5 伊東氏の系図については、手元に具体的なメモはありませんので極めて不確かで恐縮ですが、次の系図史料を当たられると、あるいは何らかの収穫があるかもしれません。
  国会図書館に同名の『本朝武家諸姓分脈系図』という系図集(B)があります。これは、貴HPに引用される史料編纂所所蔵のもの(A)との異同を詳しくできませんが、Aが五冊の系図集であるに対し、Bは多数の冊数(全体が何冊あったかメモにありませんが、300冊ほどか)があり、昭和八年八月十日根岸信輔氏寄贈と記されます。このBのほうの系図集にいくつか伊東氏関係の系図が記載されており、少なくともその第170冊に伊東(伊東祐清後裔)、第254冊に伊藤、第273冊に河津(伊東祐信後裔)といった系図があったとメモに残っております。
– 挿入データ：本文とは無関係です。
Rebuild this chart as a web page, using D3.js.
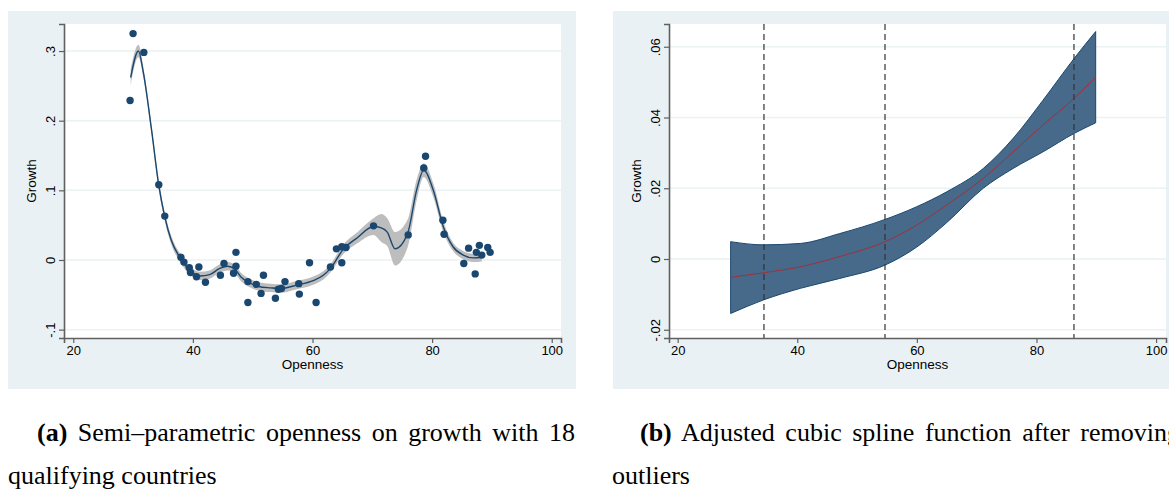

そのほかで、何か分かることが出てきましたら、またHPのほうに掲上したいと考えています。
  (03.11.27 掲上)


伊達家遠祖の出自論で「仁杉系図」に言及
伊達一族の起源に関する論文の中で「仁杉系図」が言及されている。
伊達氏の遠祖・八田氏と仁杉氏の遠祖伊東氏の関係に触れたもので、伊東祐親の兄(祐経の父)祐継の母が八田氏の出であるという注釈に注目している。
下記に一部引用する。  
   http://shushen.hp.infoseek.co.jp/keihu/datekei/date2.htm参照
2 伊達氏の遠祖と出自についての試論

(前略)
ここまでの認識があれば、また新しい資料に気がついてくる。それは、鈴木真年翁編の『諸氏本系帳』四(東大史料編纂所蔵)に所収の「仁杉系図」であり、仁杉氏は伊豆の伊東祐親(曽我兄弟の祖父)の子、伊東九郎祐清の後裔から出ている。同系図では、祐親の兄の伊東武者所祐継(工藤祐経の父)の註として、「母八田七郎藤宗基女」と記される。八田七郎藤宗基という者については、他書に見ないが、氏名からみて宇都宮座主宗円の一族ではないかと推される。これに、工藤祐経の外曾祖父という世代を考えれば、十二世紀前葉ごろの人で、宗円の兄弟くらいの位置にあったとみられる。宗円の子、八田宗綱より前に八田氏を名乗る者がおり、しかも藤原姓を称していたということの意味は大きいものと考えられる。